API Performance Degraded

Incident Report for Intrinio

Postmortem

This incident was caused by an un-optimized database query, created by an edge-case in API logic. A distinct kind of API request caused several of these un-optimized queries to run, eating up the database workers' CPU. This, in turn, caused a reduced capacity of the database to handle other queries, in turn raising the API error rates to 2-3%. We have remedied this problem at both the database level (by imposing stricter query time limits) and the application level (by accounting for the edge case and preventing it from generating an un-optimized query).

Posted Sep 13, 2019 - 13:37 EDT

Resolved

API performance has returned to optimal conditions.
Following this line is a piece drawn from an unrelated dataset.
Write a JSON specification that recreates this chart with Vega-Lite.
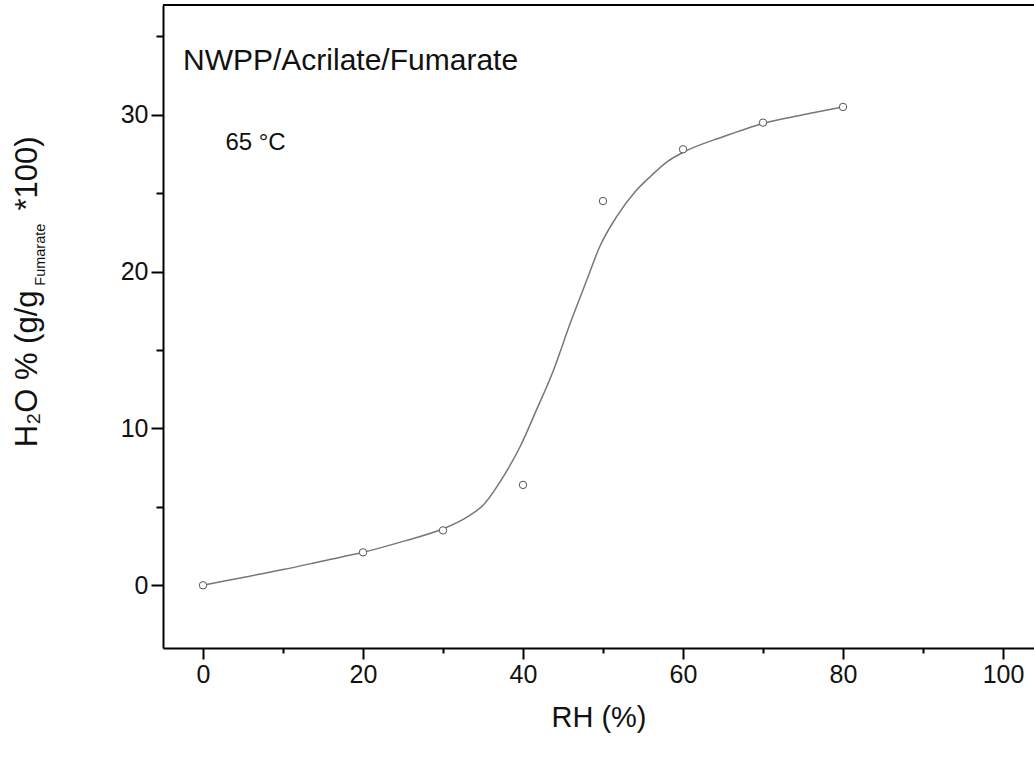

Posted Sep 13, 2019 - 11:05 EDT

Monitoring

We have terminated the long running queries and performance is stabilizing. Error rates below 0.5%.

Posted Sep 13, 2019 - 10:56 EDT

Identified

We have identified several long running queries that are causing the performance degradation.

Posted Sep 13, 2019 - 10:46 EDT

Investigating

We are experiencing elevated error rates spiking periodically at 4%. This appears to be a load issue. We are investigating.

Posted Sep 13, 2019 - 10:21 EDT

This incident affected: Web APIs (APIv2, APIv1).